This paper analyses the impact of public capital on multifactor productivity in Belgium making use of single-equation cointegration analysis on annual data for the period 1953–1996. Instead of fitting a deterministic trend to capture the underlying technological progress, patent statistics are used as a proxy. From the estimated long-run equilibrium between public capital and productivity, we estimate an error–correction model to check for the direction of causality. The results support a strong positive relationship with causality running from public capital to productivity.
Since Aschauer (1989a) the potential negative impact of reduced public investment on productivity growth has been a hot topic in the economic literature. Observing that the US productivity slowdown ‘is matched, or slightly preceded, by a precipitous decline in additions to the net stock of public non-military structures and equipment’, Aschauer expands the conventional aggregate Cobb–Douglas production function to include the public capital stock. He provides empirical evidence that a 1% decrease in the ratio of public to private capital decreases multifactor productivity in the US by 0.39%. Taking a panel of seven countries, Aschauer (1989b) shows that this strong, positive correlation continues to hold in a broader sample of countries.
Inspired by Aschauer, a large body of empirical research investigating the link between public capital and private sector productivity has arisen.2 Initially, Aschauer's findings were confirmed, see, e.g. Munnell, 1990a and Munnell, 1990b. Later, however, they have come under severe attack for the estimated output elasticity of public capital implied an implausibly high return to public capital (see e.g. Aaron, 1990). The rate of return to core infrastructure implied by Aschauer's (1989a) results equals almost 150%, while Munnell's (1990a) results point to a rate of return to all public capital of approximately 60% (Hurst, 1994).

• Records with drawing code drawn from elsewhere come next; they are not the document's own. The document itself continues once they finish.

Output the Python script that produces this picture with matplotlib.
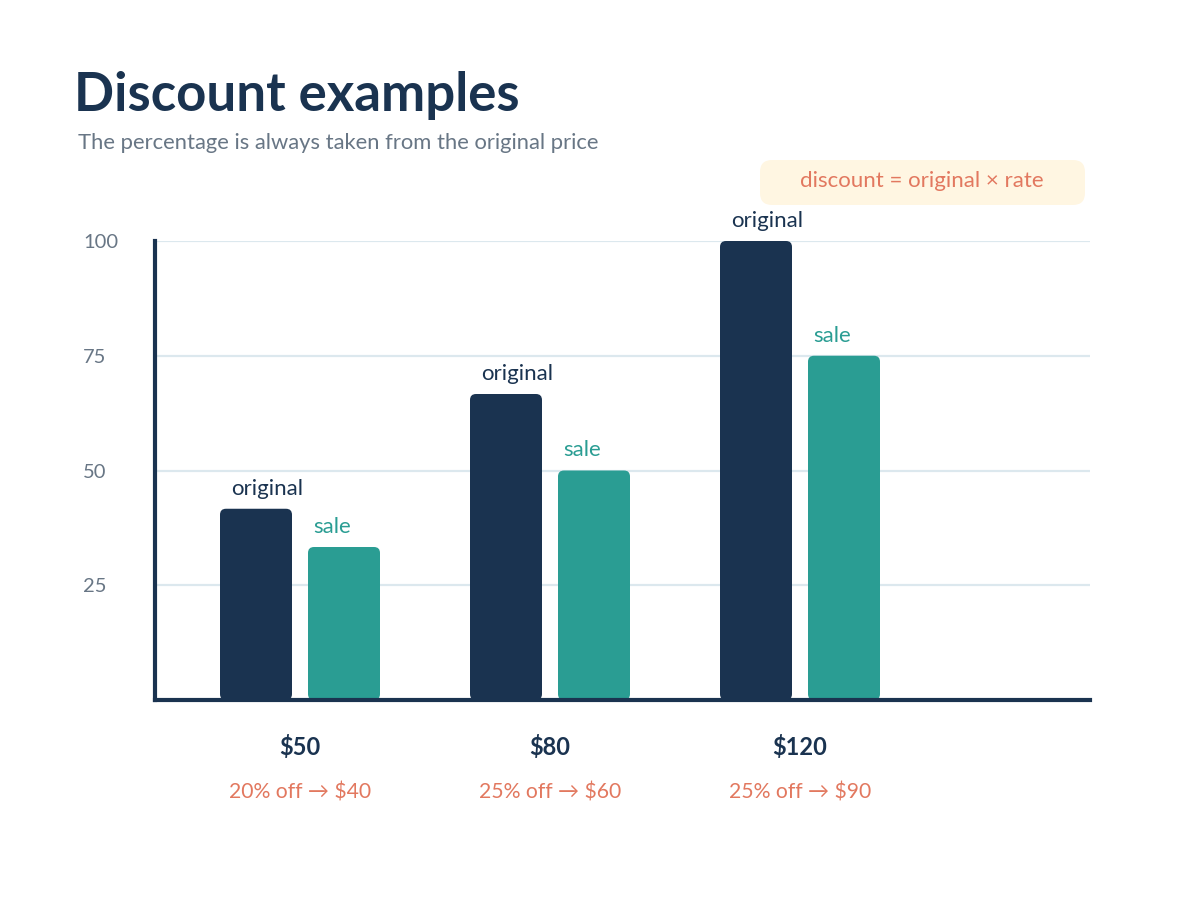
import matplotlib
matplotlib.use("Agg")
import matplotlib.pyplot as plt
from matplotlib.patches import FancyBboxPatch
import numpy as np

plt.rcParams["font.family"] = ["Lato", "DejaVu Sans"]

# data
price_labels = ["$50", "$80", "$120"]
deal_labels = ["20% off \u2192 $40", "25% off \u2192 $60", "25% off \u2192 $90"]
original_prices = [50, 80, 120]
sale_prices = [40, 60, 90]
y_ticks = [25, 50, 75, 100]

NAVY = "#1a3350"
TEAL = "#2a9d93"
CORAL = "#e2785f"
GRAY = "#687685"
GRID = "#dce8ee"

W, H = 1200, 900


def fx(px):
    return px / W


def fy(py):
    return 1 - py / H


# scale prices so the biggest one is 100
top = max(original_prices)
orig_h = [p / top * 100 for p in original_prices]
sale_h = [p / top * 100 for p in sale_prices]

fig = plt.figure(figsize=(12, 9), dpi=100)
ax = fig.add_axes([fx(155), fy(700), fx(1090) - fx(155), fy(241) - fy(700)])

x = np.arange(len(price_labels))
xlim = (-0.58, 3.16)
ax.set_xlim(*xlim)
ax.set_ylim(0, 100)

# pixel scale of data units, used to keep the corners round
px_x = (1090 - 155) / (xlim[1] - xlim[0])
px_y = (700 - 241) / 100.0
radius_px = 6
bar_w = 0.288
off = 0.176

for xi, ho, hs in zip(x, orig_h, sale_h):
    bars = [(xi - off, ho, NAVY, NAVY, "original", 11),
            (xi + off, hs, TEAL, TEAL, "sale", -12)]
    for cx, h, col, tcol, lab, shift in bars:
        patch = FancyBboxPatch(
            (cx - bar_w / 2, 0), bar_w, h,
            boxstyle=f"round,pad=0,rounding_size={radius_px / px_x}",
            mutation_aspect=px_x / px_y,
            facecolor=col, edgecolor="none", zorder=3, clip_on=False,
        )
        ax.add_patch(patch)
        ax.annotate(lab, (cx, h), xytext=(shift, 10), textcoords="offset pixels",
                    ha="center", va="bottom", fontsize=16, color=tcol)

ax.set_yticks(y_ticks)
ax.set_yticklabels([str(t) for t in y_ticks], fontsize=14.5, color=GRAY)
for t in ax.get_yticklabels():
    t.set_horizontalalignment("left")
ax.tick_params(axis="y", length=0, pad=(155 - 83) * 0.72)
ax.set_xticks([])
ax.grid(axis="y", color=GRID, linewidth=1.6, zorder=0)
ax.set_axisbelow(True)

for side in ["top", "right"]:
    ax.spines[side].set_visible(False)
for side in ["left", "bottom"]:
    ax.spines[side].set_color(NAVY)
    ax.spines[side].set_linewidth(3)
    ax.spines[side].set_zorder(4)

# category labels under the axis
for xi, pl, dl in zip(x, price_labels, deal_labels):
    ax.text(xi, -10.2, pl, ha="center", va="center", fontsize=17, fontweight="bold",
            color=NAVY, clip_on=False)
    ax.text(xi, -20.2, dl, ha="center", va="center", fontsize=15.2, color=CORAL,
            clip_on=False)

fig.text(fx(74), fy(95), "Discount examples", fontsize=38, fontweight="bold",
         color=NAVY, ha="left", va="center")
fig.text(fx(78), fy(143), "The percentage is always taken from the original price",
         fontsize=15.8, color=GRAY, ha="left", va="center")

# formula box
box = FancyBboxPatch((fx(760), fy(205)), fx(1085) - fx(760), fy(160) - fy(205),
                     boxstyle=f"round,pad=0,rounding_size={12 / W}",
                     mutation_aspect=W / H,
                     transform=fig.transFigure, facecolor="#fff6e2", edgecolor="none")
fig.patches.append(box)
fig.text(fx(922), fy(181), "discount = original \u00d7 rate", fontsize=16,
         color=CORAL, ha="center", va="center")

fig.savefig("out.png", dpi=100, facecolor="white")
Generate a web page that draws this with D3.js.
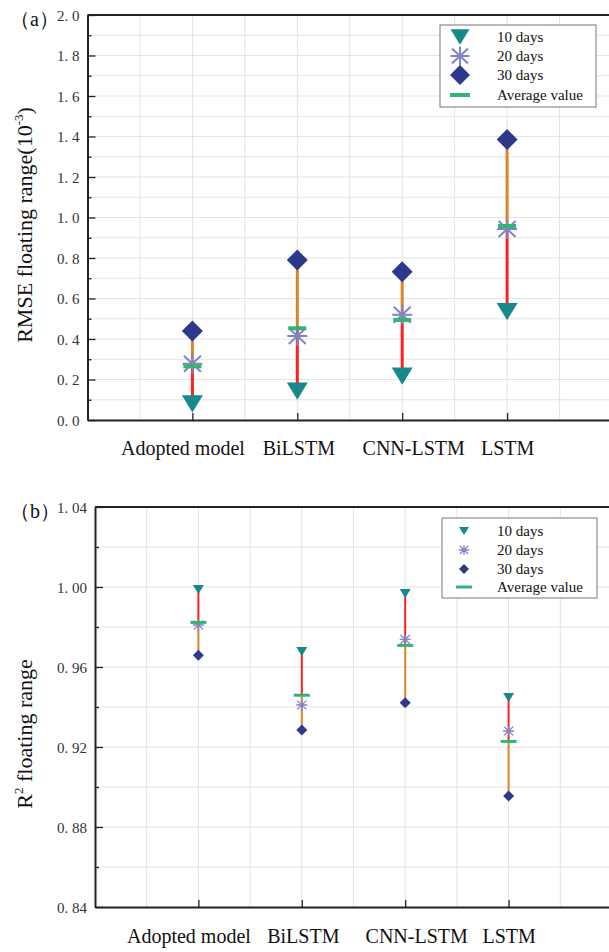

Alarmed by these high figures, a lot of defects in Aschauer's methodology have been identified. The first important problem emerges from the observation that all variables included in the production function show stochastic non-stationary behaviour. The finding of a unit root makes Aschauer's results, derived using level data, suspicious due to possible spurious correlation (see, e.g. Tatom, 1991). Second, it is often argued that the established positive correlation could be evidence that multifactor productivity has a significant positive impact on public capital rather than the other way around, i.e. reverse causation (Eisner, 1991). Third, Hulten and Schwab (1993) argue that a production function is likely to be part of a system in which both input and output variables are endogenously determined. This makes the results from estimating a single-equation production function potentially liable to simultaneous equation bias.
Despite the fact that many have identified these important problems, they have not yet been properly taken care of. Using annual data for Belgium over the period 1953–1996, the goal of this paper is to reconsider these problems in a production function approach similar to the one initially applied by Aschauer. However, instead of following the traditional approach of including a linear time trend to capture the underlying technological progress, we use patent statistics as a proxy. To make sure that our results indicate a long-run equilibrium relationship rather than follow from spurious regression, we run cointegration tests drawing on Engle and Granger (1987). Since in a cointegrating framework, standard Granger causality tests are no longer valid, we proceed to analyse the direction of causality by estimating an error–correction model (ECM).
In order to check the robustness of our results, we have changed the set-up of the regression analysis in two different ways. First, to correct for possible simultaneous equation bias, we implement the fully modified least squares estimation procedure suggested by Phillips and Hansen (1990). Second, we allow for changes in the construction of public capital stock data.
The remainder of this paper is organised as follows. Section 2 briefly outlines the production function approach, Section 3 discusses the empirical methodology of the paper, the results are presented in 4 and 5 summarises.
This paper analyses the impact of public capital on private sector productivity in Belgium over the period 1953–1996. Three important problems have been addressed. First, given the stochastic non-stationary behaviour of the variables traditionally included in the analysis, the estimates are based on cointegration techniques. Second, technology is not simply taken to follow some deterministic trend. Instead, an alternative proxy is constructed by applying a perpetual inventory method to the total number of patents granted by the US Patent and Trademark Office. Third, the direction of causality is tested for by using an error–correction model. In contrast to standard Granger causality tests, this approach allows for causality resulting from the estimated long-run equilibrium.
The estimates reveal a significant positive relationship between public capital and private sector productivity. The estimated output elasticity of capital lies at approximately 0.29. In our ‘best’ specification, the results clearly point to a cointegrating relationship. The results are shown to be fairly insensitive to corrections for a possible endogeneity bias and to small changes in the assumptions underlying the construction of public capital stock data. Moreover, the results from estimating an error–correction model show that causality runs from public capital to multifactor productivity.